Si a la película le hubiera ido mejor también podría haber sido un comienzo, me aventuro a sospechar. Los personajes de Phoebe Waller-Bridge (sí, la de Fleabag) y el chico Ethann Isidore tienen pasta de protagonistas de películas de Indiana Jones sin Indiana Jones, o con el doctor Jones apareciendo como un viejito que les da consejos. Y la aplicación del CGI para rejuvenecer a los personajes, en especial para lograr un Ford cuarentón en plena Segunda Guerra Mundial, está tan lograda que me pregunto cuántos años faltan para que la imagen de los actores se independice para siempre de su mero cuerpo físico, mortal. Tal vez a las inteligencias artificiales futuras les divierta disponer de Marilyn Monroe y Cary Grant para una versión de Cuando Harry conoció a Sally, quién sabe.
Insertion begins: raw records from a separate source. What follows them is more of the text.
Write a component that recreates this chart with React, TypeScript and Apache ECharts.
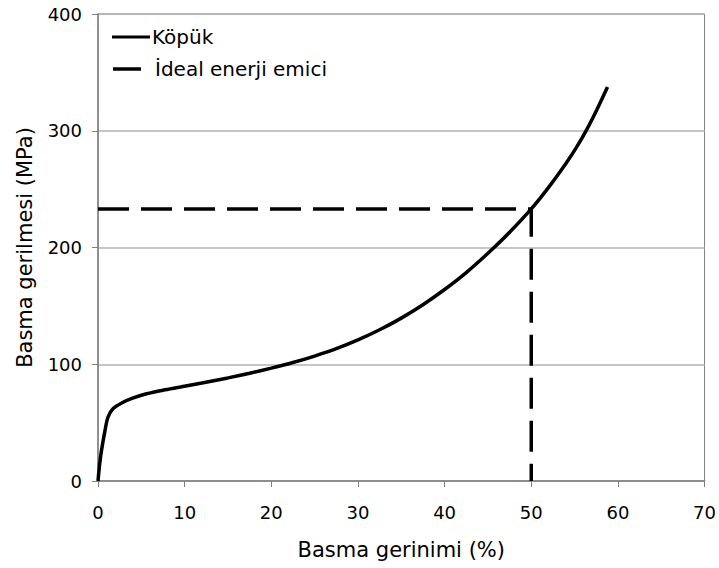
import React, { useEffect, useRef } from "react";
import * as echarts from "echarts";

const strain = [0, 0.2, 0.4, 0.8, 1.15, 1.75, 2.9, 4, 5.6, 7.5, 9.5, 12, 15, 17.5, 20, 22.5, 25, 27.5, 30, 32.5, 35, 37.5, 40, 42.5, 45, 47.5, 50, 52, 54, 55.2, 56.4, 57.6, 58.8];
const stress = [0, 15, 26, 43, 54.6, 62, 67.5, 71, 74.7, 77.8, 80.5, 84, 88.3, 92.3, 96.7, 101.5, 107, 113.3, 120.8, 129.5, 139.5, 151, 164, 178.5, 195, 213, 233, 251.5, 272, 285.5, 301, 318.5, 337.5];
const idealX = [0, 50, 50];
const idealY = [233, 233, 0];
const seriesNames = ["Köpük", "İdeal enerji emici"];
const xTitle = "Basma gerinimi (%)";
const yTitle = "Basma gerilmesi (MPa)";

const FONT = "DejaVu Sans, Liberation Sans, Arial, sans-serif";

export default function App() {
  const ref = useRef<HTMLDivElement>(null);
  useEffect(() => {
    if (!ref.current) return;
    const chart = echarts.init(ref.current, null, { renderer: "svg" });
    chart.setOption({
      animation: false,
      backgroundColor: "#ffffff",
      textStyle: { fontFamily: FONT },
      grid: { left: 98, top: 14, right: 14, bottom: 87, show: true, borderColor: "#808080", borderWidth: 1 },
      xAxis: {
        type: "value",
        min: 0,
        max: 70,
        interval: 10,
        name: xTitle,
        nameLocation: "middle",
        nameGap: 58,
        nameTextStyle: { fontSize: 21, color: "#000", fontFamily: FONT },
        axisLine: { lineStyle: { color: "#808080", width: 1.5 } },
        axisTick: { show: true, inside: false, length: 6, lineStyle: { color: "#808080" } },
        axisLabel: { fontSize: 18, color: "#000", margin: 22, fontFamily: FONT },
        splitLine: { show: false },
      },
      yAxis: {
        type: "value",
        min: 0,
        max: 400,
        interval: 100,
        name: yTitle,
        nameLocation: "middle",
        nameGap: 63,
        nameTextStyle: { fontSize: 21, color: "#000", fontFamily: FONT },
        axisLine: { show: true, lineStyle: { color: "#808080", width: 1.5 } },
        axisTick: { show: true, inside: false, length: 6, lineStyle: { color: "#808080" } },
        axisLabel: { fontSize: 18, color: "#000", margin: 16, fontFamily: FONT },
        splitLine: { show: true, lineStyle: { color: "#b3b3b3", width: 1.5 } },
      },
      series: [
        {
          name: seriesNames[0],
          type: "line",
          data: strain.map((x, i) => [x, stress[i]]),
          showSymbol: false,
          smooth: 0.3,
          lineStyle: { color: "#000", width: 3.5 },
          z: 3,
        },
        {
          name: seriesNames[1],
          type: "line",
          data: idealX.map((x, i) => [x, idealY[i]]),
          showSymbol: false,
          lineStyle: { color: "#000", width: 3.5, type: [31, 12] },
          z: 2,
        },
      ],
      graphic: [
        { type: "line", shape: { x1: 112, y1: 37, x2: 150, y2: 37 }, style: { stroke: "#000", lineWidth: 3 } },
        { type: "text", x: 152, y: 37, style: { text: seriesNames[0], fontSize: 20, fontFamily: FONT, fill: "#000", verticalAlign: "middle" } },
        { type: "line", shape: { x1: 113, y1: 69, x2: 141, y2: 69 }, style: { stroke: "#000", lineWidth: 3.5 } },
        { type: "text", x: 155, y: 69, style: { text: seriesNames[1], fontSize: 20, fontFamily: FONT, fill: "#000", verticalAlign: "middle" } },
      ],
    });
    return () => chart.dispose();
  }, []);
  return <div ref={ref} style={{ position: "fixed", left: 0, top: 0, width: 719, height: 568 }} />;
}
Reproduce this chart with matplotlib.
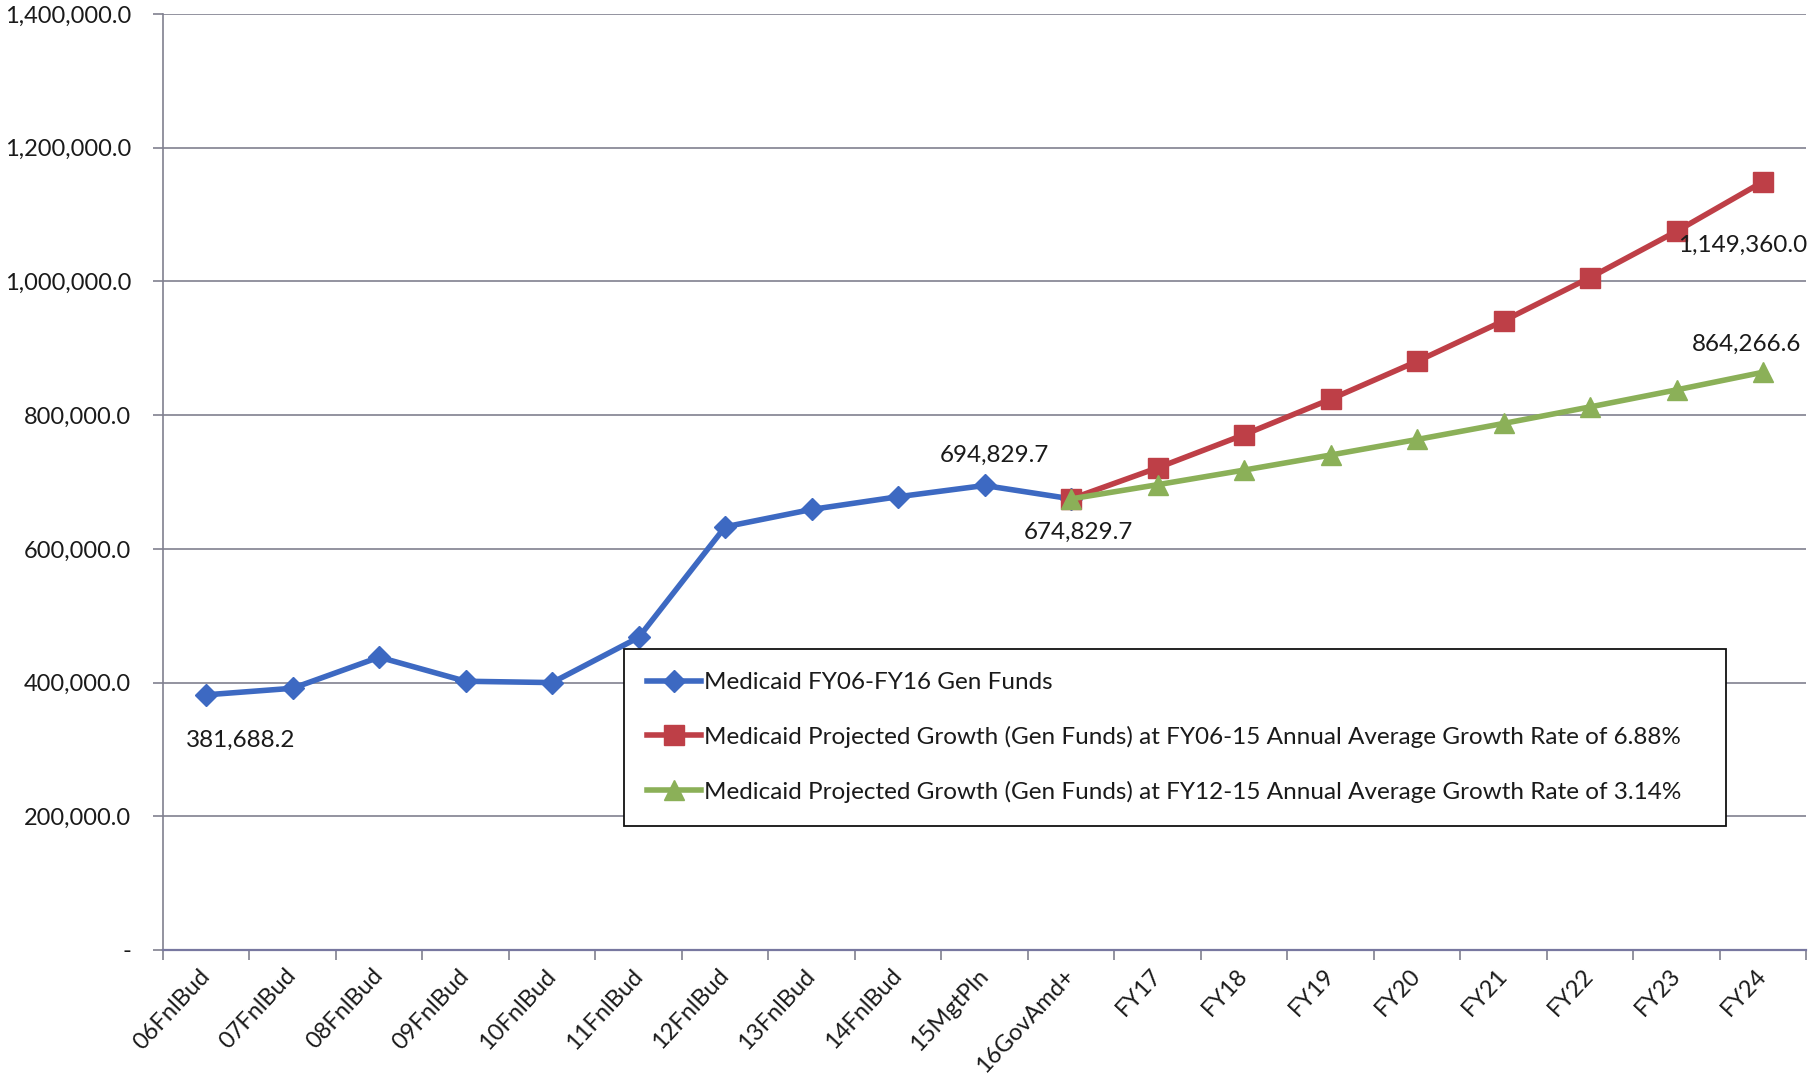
import numpy as np
import matplotlib as mlib
mlib.use('Agg')
import matplotlib.pyplot as plt
from matplotlib.ticker import FuncFormatter, FixedLocator

mlib.rcParams.update({'font.family': ['Lato', 'DejaVu Sans']})
mlib.rcParams.update({'font.size': 17.5})

categories = ['06FnlBud', '07FnlBud', '08FnlBud', '09FnlBud', '10FnlBud', '11FnlBud',
              '12FnlBud', '13FnlBud', '14FnlBud', '15MgtPln', '16GovAmd+',
              'FY17', 'FY18', 'FY19', 'FY20', 'FY21', 'FY22', 'FY23', 'FY24']

# actual general funds, 06FnlBud .. 16GovAmd+
actual = [381688.2, 391500.0, 438000.0, 402000.0, 400000.0, 467500.0,
          633000.0, 659000.0, 678000.0, 694829.7, 674829.7]
# projections, 16GovAmd+ .. FY24
proj_high = [674829.7, 721258.0, 770880.0, 823917.0, 880583.0, 941166.0,
             1005918.0, 1075125.0, 1149360.0]
proj_low = [674829.7, 696019.0, 717874.0, 740415.0, 763664.0, 787643.0,
            812375.0, 837883.0, 864266.6]

labels = ['Medicaid FY06-FY16 Gen Funds',
          'Medicaid Projected Growth (Gen Funds) at FY06-15 Annual Average Growth Rate of 6.88%',
          'Medicaid Projected Growth (Gen Funds) at FY12-15 Annual Average Growth Rate of 3.14%']

BLUE = '#3D69C2'
RED = '#BE3F47'
GREEN = '#8BB058'
GRID = '#80808F'
TXT = '#1a1a1a'

fig = plt.figure(figsize=(18.1, 10.82), dpi=100)
ax = fig.add_axes([0.090, 0.122, 0.908, 0.865])

x_act = np.arange(len(actual))
x_proj = np.arange(len(actual) - 1, len(categories))

ax.plot(x_act, actual, color=BLUE, lw=4, marker='D', ms=11, label=labels[0], zorder=3)
ax.plot(x_proj, proj_high, color=RED, lw=4, marker='s', ms=14, label=labels[1], zorder=4)
ax.plot(x_proj, proj_low, color=GREEN, lw=4, marker='^', ms=14, label=labels[2], zorder=5)

ax.set_xlim(-0.5, len(categories) - 0.5)
ax.set_ylim(0, 1400000)
ax.set_yticks(np.arange(0, 1400001, 200000))
ax.yaxis.set_major_formatter(FuncFormatter(lambda v, p: '-' if v == 0 else '{:,.1f}'.format(v)))
ax.grid(axis='y', color=GRID, lw=1.2, zorder=0)
ax.set_axisbelow(True)

# category ticks on boundaries, labels in the middle
ax.xaxis.set_major_locator(FixedLocator(np.arange(-0.5, len(categories), 1.0)))
ax.xaxis.set_major_formatter(FuncFormatter(lambda v, p: ''))
ax.set_xticks(np.arange(len(categories)), minor=True)
ax.set_xticklabels(categories, minor=True, rotation=47, ha='right', va='center',
                   rotation_mode='anchor', color=TXT, fontsize=17)
ax.tick_params(axis='x', which='minor', length=0, pad=16)
ax.tick_params(axis='x', which='major', length=7, width=1.2, color=GRID)
ax.tick_params(axis='y', length=7, width=1.2, color=GRID, labelcolor=TXT,
               labelsize=17, pad=16)

for side in ['top', 'right']:
    ax.spines[side].set_visible(False)
ax.spines['left'].set_color(GRID)
ax.spines['left'].set_linewidth(1.2)
ax.spines['bottom'].set_color('#7878A0')
ax.spines['bottom'].set_linewidth(1.6)

# value labels
ann = [(0, actual[0], (25, -33)),
       (9, actual[9], (7, 22)),
       (10, actual[10], (5, -24)),
       (18, proj_high[-1], (-15, -46)),
       (18, proj_low[-1], (-12, 20))]
for xi, v, off in ann:
    ax.annotate('{:,.1f}'.format(v), (xi, v), xytext=off, textcoords='offset points',
                ha='center', va='center', color=TXT, fontsize=17.5, zorder=6)

leg = ax.legend(loc='lower left', bbox_to_anchor=(0.2806, 0.1325, 0.6707, 0.192),
                mode='expand', frameon=True, fancybox=False, framealpha=1,
                edgecolor='#111111', handlelength=2.2, handletextpad=0.15,
                labelspacing=1.35, borderpad=0.95, fontsize=17.5, borderaxespad=0)
leg.get_frame().set_linewidth(1.3)
for t in leg.get_texts():
    t.set_color(TXT)

fig.savefig('out.png', dpi=100)
plt.close(fig)
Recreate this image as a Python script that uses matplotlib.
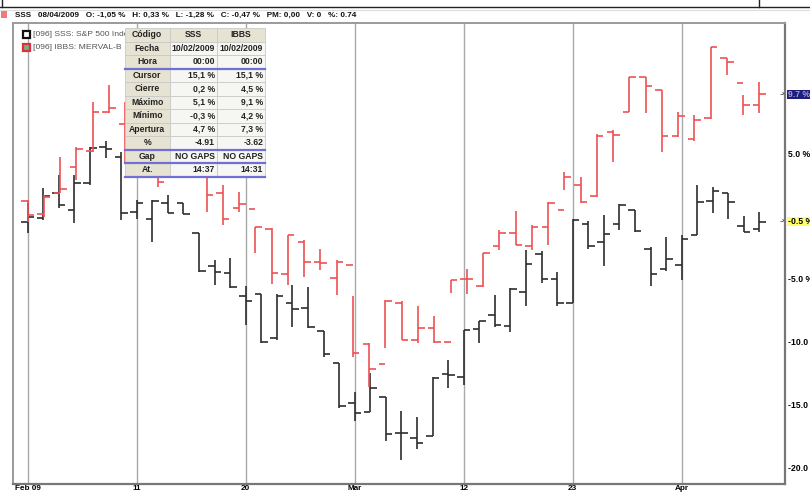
import numpy as np
import matplotlib
matplotlib.use('Agg')
import matplotlib.pyplot as plt
import matplotlib.transforms as mtransforms
from matplotlib import font_manager
from matplotlib.patches import Rectangle

#------------------------------------------#
# Data (percent change vs. base, OHLC)
#------------------------------------------#

# S&P 500 (SSS), one bar per session
sss_open = [-0.5, -0.15, 1.85, 0.5, 2.6, 5.5, 4.7, 0.3, -0.25, 1.05, 1.0, -1.35,
            -3.95, -4.55, -6.4, -6.2, -9.7, -6.9, -7.3, -9.2, -11.7, -14.9, -15.6, -14.4,
            -17.3, -17.7, -17.5, -12.6, -12.8, -9.0, -7.9, -8.75, -6.05, -3.0, -5.0, -6.9,
            -0.6, -2.1, -0.6, 0.45, -2.6, -4.2, -3.9, -1.5, 1.2, 1.8, -0.8, -1.05]
sss_high = [1.0, 2.2, 3.3, 3.3, 5.5, 6.0, 5.1, 1.3, 1.3, 1.65, 1.05, -1.35,
            -3.5, -3.35, -5.6, -6.2, -6.2, -5.5, -5.65, -9.2, -11.7, -14.0, -12.5, -14.4,
            -15.5, -16.0, -12.8, -11.5, -9.1, -8.4, -6.3, -5.75, -2.7, -2.75, -4.5, -0.2,
            -0.4, 0.1, 0.95, 0.5, -2.5, -1.7, -1.5, 2.5, 2.3, 1.8, 0.0, 0.33]
sss_low = [-1.35, -0.3, 0.65, -0.55, 2.5, 4.6, -0.3, -0.2, -2.05, 0.2, 0.15, -4.45,
           -5.5, -5.7, -8.7, -10.1, -9.9, -8.85, -8.9, -11.2, -15.3, -16.3, -15.6, -17.9,
           -19.4, -18.6, -17.5, -13.7, -13.5, -10.1, -8.85, -9.25, -7.2, -5.3, -7.15, -6.95,
           -2.6, -4.0, -1.1, -1.3, -5.6, -4.4, -5.1, -1.5, 0.2, -0.2, -1.3, -1.28]
sss_close = [-0.1, 1.6, 0.85, 2.65, 5.4, 5.3, 0.2, 1.0, 1.2, 0.2, 0.15, -4.4,
             -4.5, -5.65, -6.75, -10.0, -6.4, -7.4, -8.85, -11.0, -15.1, -15.7, -13.7, -17.35,
             -17.25, -18.1, -12.9, -12.7, -9.1, -8.4, -8.7, -5.8, -3.8, -5.05, -6.95, -0.35,
             -2.4, -1.45, 0.85, -1.2, -4.65, -3.4, -1.8, 1.1, 2.0, 1.15, -1.25, -0.47]

# MERVAL (IBBS), fewer sessions spread over the same span
ibbs_open = [1.2, 0.15, 1.8, 3.9, 5.2, 8.3, 7.3, 4.5, 5.0, 3.2, 4.2, 3.4,
             1.8, 0.6, 0.55, -1.0, -4.65, -2.05, -3.65, -4.9, -3.9, -10.2, -11.8, -6.9,
             -9.85, -8.9, -10.0, -5.05, -5.6, -2.37, -1.33, -2.35, -0.85, 0.48, 2.47, 1.6,
             6.7, 8.3, 11.05, 10.04, 6.37, 6.1, 7.78, 12.56, 10.57, 8.84]
ibbs_high = [1.3, 1.7, 4.7, 5.5, 9.1, 10.4, 9.1, 6.0, 5.8, 4.8, 4.6, 3.6,
             2.5, 1.9, -0.85, -0.95, -1.5, -1.9, -2.6, -3.5, -6.4, -10.1, -6.7, -6.8,
             -7.2, -8.0, -5.1, -4.2, -2.95, -1.1, 0.42, -0.7, 1.15, 3.53, 3.13, 6.5,
             6.85, 11.1, 11.1, 10.05, 8.3, 8.05, 13.5, 12.6, 9.64, 10.7]
ibbs_low = [-0.5, -0.1, 1.8, 2.9, 5.1, 8.2, 4.2, 3.8, 2.3, 3.1, 3.2, 0.35,
            -0.7, 0.3, -2.95, -5.4, -5.5, -4.85, -4.3, -6.3, -11.2, -13.6, -10.5, -9.9,
            -10.1, -10.15, -6.15, -6.2, -5.65, -2.7, -2.3, -2.7, -2.3, 2.07, 1.0, 1.5,
            4.3, 8.3, 8.2, 5.1, 6.3, 6.0, 7.7, 11.2, 8.05, 8.2]
ibbs_close = [0.1, 1.5, 2.15, 5.3, 8.3, 8.6, 4.5, 5.2, 2.7, 4.3, 3.5, 1.7,
              -0.25, 0.95, -0.85, -4.55, -1.5, -3.65, -3.75, -3.65, -10.95, -12.2, -6.8, -9.85,
              -8.9, -10.0, -5.1, -5.05, -2.97, -1.33, -2.3, -0.85, 1.0, 3.13, 1.14, 6.4,
              6.45, 11.1, 10.36, 6.37, 7.97, 7.65, 13.44, 12.3, 8.84, 9.7]

tick_idx = [0, 7, 14, 21, 28, 35, 42]
tick_labels = ['Feb 09', '11', '20', 'Mar', '12', '23', 'Apr']
y_ticks = [-20, -15, -10, -5, 5]   # 0 y 10 quedan tapados por los marcadores

header = "SSS   08/04/2009   O: -1,05 %   H: 0,33 %   L: -1,28 %   C: -0,47 %   PM: 0,00   V: 0   %: 0.74"
legend_items = ["[096] SSS: S&P 500 Index", "[096] IBBS: MERVAL-B"]

tab_labels = ['Código', 'Fecha', 'Hora', 'Cursor', 'Cierre', 'Máximo', 'Mínimo',
              'Apertura', '%', 'Gap', 'At.']
tab_sss = ['SSS', '10/02/2009', '00:00', '15,1 %', '0,2 %', '5,1 %', '-0,3 %',
           '4,7 %', '-4.91', 'NO GAPS', '14:37']
tab_ibbs = ['IBBS', '10/02/2009', '00:00', '15,1 %', '4,5 %', '9,1 %', '4,2 %',
            '7,3 %', '-3.62', 'NO GAPS', '14:31']

#------------------------------------------#

names = {f.name for f in font_manager.fontManager.ttflist}
NARROW = 'Liberation Sans Narrow' if 'Liberation Sans Narrow' in names else 'Liberation Sans'
plt.rcParams['font.family'] = [NARROW, 'DejaVu Sans']
plt.rcParams['font.weight'] = 'bold'
FS = 6.2

BLACK = '#2e2e2e'
RED = '#ee5054'


def draw_ohlc(ax, x, o, h, l, c, color, w=0.42):
    """Barras OHLC: vertical bajo-alto, tick izq apertura, tick der cierre"""
    x = np.asarray(x, dtype=float)
    ax.vlines(x, l, h, color=color, lw=1.2, zorder=3)
    ax.hlines(o, x - w, x, color=color, lw=1.2, zorder=3)
    ax.hlines(c, x, x + w, color=color, lw=1.2, zorder=3)


fig = plt.figure(figsize=(8.1, 4.92), dpi=100)
W, H = 810.0, 492.0
ax = fig.add_axes([12.5 / W, 8 / H, 773 / W, 461.3 / H])

n = len(sss_close)
x_sss = np.arange(n)
x_ibbs = np.linspace(0, n - 1, len(ibbs_close))

draw_ohlc(ax, x_sss, sss_open, sss_high, sss_low, sss_close, BLACK)
draw_ohlc(ax, x_ibbs, ibbs_open, ibbs_high, ibbs_low, ibbs_close, RED)

ax.set_xlim(-0.976, 48.67)
ax.set_ylim(-21.35, 15.4)
ax.set_xticks(tick_idx)
ax.set_xticklabels(tick_labels, fontsize=5.9, fontweight='bold')
ax.grid(axis='x', color='#a9a9a9', lw=1.0, zorder=1)
ax.tick_params(axis='x', length=0, pad=0.9)

ax.yaxis.tick_right()
ax.set_yticks(y_ticks)
ax.set_yticklabels(['{:.1f} %'.format(v) for v in y_ticks], fontsize=FS, fontweight='bold')
ax.tick_params(axis='y', length=0, pad=1.5)

for side in ['left', 'top']:
    ax.spines[side].set_color('#9a9a9a')
    ax.spines[side].set_linewidth(1.4)
for side in ['right', 'bottom']:
    ax.spines[side].set_color('#777777')
    ax.spines[side].set_linewidth(1.6)

# marcadores de ultimo precio a la derecha
blend = mtransforms.blended_transform_factory(ax.transAxes, ax.transData)
for val, fc, tc in [(ibbs_close[-1], '#1f1f7a', '#a0a0e8'), (sss_close[-1], '#ffff6a', 'black')]:
    ax.add_patch(Rectangle((1.0015, val - 0.36), 0.05, 0.72, transform=blend,
                           facecolor=fc, edgecolor='none', clip_on=False, zorder=6))
    ax.text(1.003, val, '{:.1f} %'.format(val), transform=blend, fontsize=FS,
            fontweight='bold', color=tc, va='center', ha='left', zorder=7, clip_on=False)
    ax.text(0.999, val, '-›', transform=blend, fontsize=6, color='#555555',
            va='center', ha='right', zorder=7)

#------------------------------------------#
# Capa de pixeles: cabecera, leyenda, tabla
#------------------------------------------#
ov = fig.add_axes([0, 0, 1, 1], zorder=10)
ov.set_xlim(0, W)
ov.set_ylim(H, 0)
ov.axis('off')

ov.plot([0, W], [7, 7], color='#222222', lw=1.0)
ov.plot([2, 2], [0, 7], color='#222222', lw=1.0)
ov.plot([759, 759], [0, 7], color='#222222', lw=1.0)
ov.plot([0, W], [9.5, 9.5], color='#dddddd', lw=0.8)
ov.add_patch(Rectangle((1, 11), 6, 7, facecolor='#f07a7a', edgecolor='none'))
ov.text(15, 15, header, fontsize=5.9, fontweight='bold', color='#111111', va='center', ha='left')

x0, x1, x2, x3 = 124.5, 170, 217, 265
top, rh = 28, 13.5

icon_styles = [('#111111', 'white'), ('#e03030', '#6fae9a')]
clip = mtransforms.TransformedBbox(mtransforms.Bbox([[20, 20], [x0, 60]]), ov.transData)
for k, (txt, (ec, fc)) in enumerate(zip(legend_items, icon_styles)):
    yy = 34.5 + 13 * k
    ov.add_patch(Rectangle((23, yy - 3.5), 6.5, 7, facecolor=fc, edgecolor=ec, lw=1.6, zorder=2))
    t = ov.text(33, yy, txt, fontsize=6.1, fontweight='normal', color='#555555',
                va='center', ha='left', zorder=2)
    t.set_clip_box(clip)
    t.set_clip_on(True)

# tabla de datos del cursor
for r, (lab, v1, v2) in enumerate(zip(tab_labels, tab_sss, tab_ibbs)):
    y = top + r * rh
    head = r == 0
    ov.add_patch(Rectangle((x0, y), x1 - x0, rh, facecolor='#e7e3d2', edgecolor='#c9c9c9', lw=0.6, zorder=5))
    for xa, xb in [(x1, x2), (x2, x3)]:
        ov.add_patch(Rectangle((xa, y), xb - xa, rh, facecolor='#e7e3d2' if head else '#f6f6f3',
                               edgecolor='#c9c9c9', lw=0.6, zorder=5))
    yc = y + rh / 2
    ov.text((x0 + x1) / 2, yc, lab, fontsize=FS, fontweight='bold', color='#222222',
            ha='center', va='center', zorder=6)
    if head:
        ov.text((x1 + x2) / 2, yc, v1, fontsize=FS, fontweight='bold', color='#222222',
                ha='center', va='center', zorder=6)
        ov.text((x2 + x3) / 2, yc, v2, fontsize=FS, fontweight='bold', color='#222222',
                ha='center', va='center', zorder=6)
    else:
        ov.text(x2 - 2, yc, v1, fontsize=FS, fontweight='bold', color='#222222',
                ha='right', va='center', zorder=6)
        ov.text(x3 - 2, yc, v2, fontsize=FS, fontweight='bold', color='#222222',
                ha='right', va='center', zorder=6)

for r in [3, 9, 10, 11]:
    ov.plot([x0, x3], [top + r * rh, top + r * rh], color='#6f6fd6', lw=1.6, zorder=7)

fig.savefig('out.png', dpi=100)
A la Tierra le esperan explosiones de supernovas relativamente cercanas, colisiones con grandes asteroides o fragmentos de cometas, enormes cambios tectónicos debidos a las derivas continentales, un aumento progresivo de la luminosidad solar que haga imposible la vida dentro de mil millones de años, una caída en espiral hacia un sol moribundo que la vaporice en unos 7590 millones de años. Nuestra especie tal vez pueda sobrevivir a algunos o todos de estos desafíos existenciales, ya sea colonizando Marte o Titán, o expandiéndose hacia otros sistemas solares, o convirtiéndose en información almacenable en soportes inorgánicos, o sólo el dios de la ciencia ficción sabrá cómo podríamos manipular el dial del destino. (Al menos mientras el universo entero no colapse, que lo hará, aunque en un plazo inimaginable). Invirtiendo lo expuesto hasta aquí, ojalá nuestra cascoteada existencia logre ser digna de un final acorde a nuestra mejor naturaleza, la que se expresa mediante el amor, el arte y el conocimiento. Y en el final / el amor que recojas / será igual al amor que hayas sembrado.